I thought I’d share a snippet from chapter 5, “Gospel-Centered Comfort for Suffering.” We often think of Luther applying the gospel to our sin—which he certainly does. However, Luther also compassionately applies the gospel to our being sinned against—our suffering in a fallen world.
To provide a taste of Luther’s sustaining comfort for suffering, I’m serving up a two-course appetizer in today’s blog post. Course 1: the introduction to chapter 5. Course 2: the conclusion to chapter 5. Enjoy!
Introduction: Gospel Consolation
On January 3, 1530, Luther wrote to Conrad Cordatus, pastor in Zwickau, to congratulate him on the birth of a son. Less than three months later, on April 2, 1530, Luther wrote again to Cordatus, this time to grieve with him over the death of his son.
My dear Cordatus: May Christ comfort you in this sorrow and affliction of yours. Who else can soothe such a grief? I can easily believe what you write, for I too have had experience of such a calamity, which comes to a father’s heart sharper than a two-edged sword, piercing even to the marrow. But you ought to remember that it is not to be marveled at if he, who is more truly and properly a father than you were, preferred for his own glory that your son—nay, rather his son—should be with him rather than with you, for he is safer there than here. But all of this is vain, a story that falls on deaf ears, when your grief is so new. I therefore yield to your sorrows. Greater and better men than we are have given way to grief and are not blamed for it.
These compelling words of consolation capture the essential principles we learn from Luther about gospel-centered comfort. Luther compassionately journeys with Cordatus, entering his earthly story of suffering. Luther empathizes with Cordatus’ honest struggle by sharing how he felt when his daughter, Elizabeth, died at seven months. In doing so, Luther gives Cordatus permission to grieve without guilt. Cordatus does not have to feel “un-Christian” in grief because Luther and other people greater than they have grieved deeply. And Luther points Cordatus to Christ—the Ultimate Comforter.
Outlining essential principles can cloud that fact that Luther the master pastor understood that soul care was a complex, messy, relational process, not a rote, linear progression. For example, when Luther says that he “yields to his grief,” he recognizes that truth, no matter how true (that this precious boy is now in the hands of his heavenly Father), cannot always be immediately heard and internalized. The Christian calling to grieve with hope does not obliterate the need for grief; it expects and respects the grief process. The companion phrase, “that fall on deaf ears,” likewise demonstrates the multifaceted journey of grief and the importance of timing in the offer of comfort.

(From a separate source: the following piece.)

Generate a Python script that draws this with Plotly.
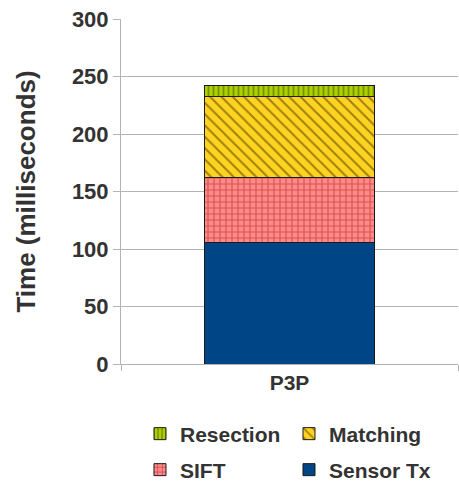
import plotly.graph_objects as go

categories = ["P3P"]
sensor_tx = [105.5]
sift = [57.1]
matching = [69.8]
resection = [10.2]

FONT = "Liberation Sans"
TXT = "#333333"
GRID = "#b3b3b3"

fig = go.Figure()

fig.add_trace(go.Bar(
    x=categories, y=sensor_tx, name="Sensor Tx", legend="legend2",
    marker=dict(color="#004586", line=dict(color="#1a1a1a", width=1)),
    width=0.505,
))
fig.add_trace(go.Bar(
    x=categories, y=sift, name="SIFT", legend="legend2",
    marker=dict(color="#ff8a8a", line=dict(color="#1a1a1a", width=1),
                pattern=dict(shape="+", fillmode="overlay", fgcolor="#b01c1c",
                             bgcolor="#ff8a8a", size=6, solidity=0.35)),
    width=0.505,
))
fig.add_trace(go.Bar(
    x=categories, y=matching, name="Matching", legend="legend",
    marker=dict(color="#ffd320", line=dict(color="#1a1a1a", width=1),
                pattern=dict(shape="\\", fillmode="overlay", fgcolor="#3a3000",
                             bgcolor="#ffd320", size=8, solidity=0.25)),
    width=0.505,
))
fig.add_trace(go.Bar(
    x=categories, y=resection, name="Resection", legend="legend",
    marker=dict(color="#aecf00", line=dict(color="#1a1a1a", width=1),
                pattern=dict(shape="|", fillmode="overlay", fgcolor="#3c5200",
                             bgcolor="#aecf00", size=5, solidity=0.35)),
    width=0.505,
))

legend_common = dict(
    orientation="h", xanchor="left", yanchor="middle",
    xref="container", yref="container",
    font=dict(family=FONT, size=21, color=TXT, weight="bold"),
    entrywidth=104, entrywidthmode="pixels",
    bgcolor="rgba(0,0,0,0)", borderwidth=0,
)

fig.update_layout(
    width=459, height=483,
    margin=dict(l=121, r=1, t=19, b=119),
    paper_bgcolor="white", plot_bgcolor="white",
    barmode="stack",
    bargap=0.495,
    showlegend=True,
    font=dict(family=FONT, color=TXT),
    legend=dict(**legend_common, x=0.305, y=1 - 434 / 483, traceorder="reversed"),
    legend2=dict(**legend_common, x=0.305, y=1 - 470 / 483, traceorder="reversed"),
    xaxis=dict(
        showline=True, linecolor=GRID, linewidth=1,
        ticks="outside", tickson="boundaries", ticklen=6, tickcolor=GRID,
        tickfont=dict(family=FONT, size=21, color=TXT, weight="bold"),
        showgrid=False, range=[-0.5, 0.5], automargin=False,
    ),
    yaxis=dict(
        range=[0, 300], dtick=50, tick0=0,
        showline=True, linecolor=GRID, linewidth=1,
        ticks="outside", ticklen=7, tickcolor=GRID,
        showgrid=True, gridcolor=GRID, gridwidth=1,
        zeroline=False, automargin=False,
        tickfont=dict(family=FONT, size=22, color=TXT, weight="bold"),
        title=dict(text="Time (milliseconds)", standoff=28,
                   font=dict(family=FONT, size=26, color=TXT, weight="bold")),
    ),
)

fig.write_html("out.html")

Conclusion: Timeless Truth for Life and Ministry Today
If we made a movie of Luther’s letters of sustaining counsel, there are several scenes we would not see. We would not see Luther wagging his finger as he shamed people saying, “If you really trusted Christ you wouldn’t be experiencing grief!” We would not see Luther shoving people from behind as he rushed them and pushed them toward the cross.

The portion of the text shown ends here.